Weltec Biopower builds AD plant for egg producer

The Colombian egg producer will use dry chicken manure and process water from the production as feedstock.

August 15, 2016
REW Staff

Weltec Biopower, Vechta, Germany, will shortly start building an anaerobic digestion plant for a Colombian egg producer. The 800-kilowatt biogas plant is to go live in early 2017.

In terms of the feedstock input, the operator Incubadora Santander, located in Bucaramanga, Santander, Colombia, which produces about 3.5 million eggs a day, plans to make use of the codigestion of dry chicken manure from the laying hens and process water from the production. The enterprise, which operates several poultry farms close to the western Colombian province of Cauca, markets its eggs under the “Kikes” brand in 14 cities in Colombia.

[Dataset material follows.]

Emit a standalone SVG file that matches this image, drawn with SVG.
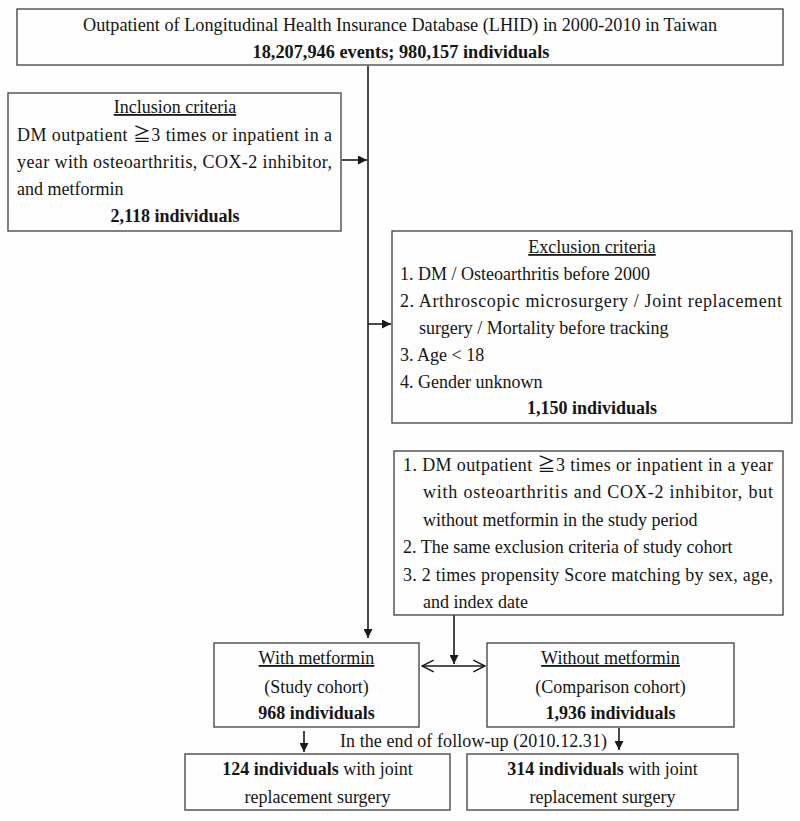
<svg xmlns="http://www.w3.org/2000/svg" width="800" height="821" viewBox="0 0 800 821">
<defs>
<style>
text{font-family:"Liberation Serif","Times New Roman","Noto Sans CJK JP",serif;font-size:18px;fill:#151515}
.b{font-weight:bold}
.c{text-anchor:middle}
.u{text-decoration:underline}
.box{fill:none;stroke:#4a4a4a;stroke-width:1.4}
.ln{fill:none;stroke:#1a1a1a;stroke-width:1.6}
</style>
<marker id="ah" viewBox="0 0 10 10" refX="10" refY="5" markerWidth="9" markerHeight="9" markerUnits="userSpaceOnUse" orient="auto">
<path d="M0,0 L10,5 L0,10 z" fill="#1a1a1a"/>
</marker>
<marker id="oh" viewBox="0 0 12 12" refX="11" refY="6" markerWidth="14" markerHeight="14" markerUnits="userSpaceOnUse" orient="auto-start-reverse">
<path d="M1,1 L11,6 L1,11" fill="none" stroke="#1a1a1a" stroke-width="1.3"/>
</marker>
</defs>
<rect x="0" y="0" width="800" height="821" fill="#fdfdfd"/>

<g id="connectors">
<line class="ln" x1="368" y1="66" x2="368" y2="638" marker-end="url(#ah)"/>
<line class="ln" x1="342" y1="160" x2="367" y2="160" marker-end="url(#ah)"/>
<line class="ln" x1="368" y1="324" x2="391" y2="324" marker-end="url(#ah)"/>
<line class="ln" x1="454" y1="615" x2="454" y2="664" marker-end="url(#ah)"/>
<line class="ln" x1="422" y1="666" x2="485" y2="666" marker-start="url(#oh)" marker-end="url(#oh)"/>
<line class="ln" x1="304" y1="731" x2="304" y2="752" marker-end="url(#ah)"/>
<line class="ln" x1="619" y1="728" x2="619" y2="750" marker-end="url(#ah)"/>
</g>

<g id="source">
<rect class="box" x="17" y="9" width="766" height="56"/>
<text class="c" x="400" y="31" textLength="634" lengthAdjust="spacingAndGlyphs">Outpatient of Longitudinal Health Insurance Database (LHID) in 2000-2010 in Taiwan</text>
<text class="c b" x="401" y="58" textLength="297" lengthAdjust="spacingAndGlyphs">18,207,946 events; 980,157 individuals</text>
</g>

<g id="inclusion">
<rect class="box" x="8" y="93" width="333" height="138"/>
<text class="c u" x="175" y="113">Inclusion criteria</text>
<text x="17" y="141" textLength="315" lengthAdjust="spacing">DM outpatient  ≧3 times or inpatient in a</text>
<text x="17" y="168" textLength="315" lengthAdjust="spacing">year with osteoarthritis, COX-2 inhibitor,</text>
<text x="17" y="195">and metformin</text>
<text class="c b" x="175" y="222">2,118 individuals</text>
</g>

<g id="exclusion">
<rect class="box" x="392" y="231" width="400" height="192"/>
<text class="c u" x="592" y="253">Exclusion criteria</text>
<text x="400" y="280">1. DM / Osteoarthritis before 2000</text>
<text x="400" y="307" textLength="382" lengthAdjust="spacing">2. Arthroscopic microsurgery / Joint replacement</text>
<text x="419" y="334">surgery / Mortality before tracking</text>
<text x="400" y="361">3. Age &lt; 18</text>
<text x="400" y="388">4. Gender unknown</text>
<text class="c b" x="592" y="414">1,150 individuals</text>
</g>

<g id="comparison-criteria">
<rect class="box" x="394" y="451" width="389" height="164"/>
<text x="403" y="471" textLength="370" lengthAdjust="spacing">1. DM outpatient  ≧3 times or inpatient in a year</text>
<text x="423" y="498" textLength="350" lengthAdjust="spacing">with osteoarthritis and COX-2 inhibitor, but</text>
<text x="423" y="526">without metformin in the study period</text>
<text x="403" y="553">2. The same exclusion criteria of study cohort</text>
<text x="403" y="581" textLength="370" lengthAdjust="spacing">3. 2 times propensity Score matching by sex, age,</text>
<text x="423" y="608">and index date</text>
</g>

<g id="with-metformin">
<rect class="box" x="214" y="643" width="205" height="84"/>
<text class="c u" x="316.5" y="664">With metformin</text>
<text class="c" x="316.5" y="693">(Study cohort)</text>
<text class="c b" x="316.5" y="719">968 individuals</text>
</g>

<g id="without-metformin">
<rect class="box" x="487" y="643" width="247" height="84"/>
<text class="c u" x="610.5" y="664">Without metformin</text>
<text class="c" x="610.5" y="693">(Comparison cohort)</text>
<text class="c b" x="610.5" y="719">1,936 individuals</text>
</g>

<g id="follow-up-label">
<text x="340" y="747" textLength="267" lengthAdjust="spacing">In the end of follow-up (2010.12.31)</text>
</g>

<g id="outcome-with">
<rect class="box" x="185" y="754" width="265" height="56"/>
<text class="c" x="317.5" y="775"><tspan class="b">124 individuals</tspan> with joint</text>
<text class="c" x="317.5" y="803">replacement surgery</text>
</g>

<g id="outcome-without">
<rect class="box" x="467" y="754" width="271" height="56"/>
<text class="c" x="602.5" y="775"><tspan class="b">314 individuals</tspan> with joint</text>
<text class="c" x="602.5" y="803">replacement surgery</text>
</g>
</svg>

The production yields a great amount of dry chicken manure and process water, with which the biogas plant from the German plant manufacturer Weltec Biopower can be operated without purchasing any additional substrate. The feedstock will be pretreated in a sedimentation tank. There, the manure will be separated from sand and lime and will be pumped into the 4,903 cubic meter digester by way of an upstream storage unit with a capacity of 1,076 cubic meters. Through the codigestion, the digestate will reach a high fertilizer value, enabling it to be returned into the plant‘s agricultural substance cycle for efficient use as liquid manure on its own fields.

The high quality requirements of South America‘s agricultural and food industry were a key reason why the operator Juan Felipe Montoya Muñoz opted for Weltec technology. For the sake of hygiene and other reasons, the company prefers stainless steel for the construction of the prestorage tanks and digesters.

Plant modules, such as the ready-for-operation combined heat and power (CHP) plant, the preinstalled pump and control technology and the stainless-steel panels for the tanks will be transported to the plant location in maritime containers from Germany that will pass the Panama Canal.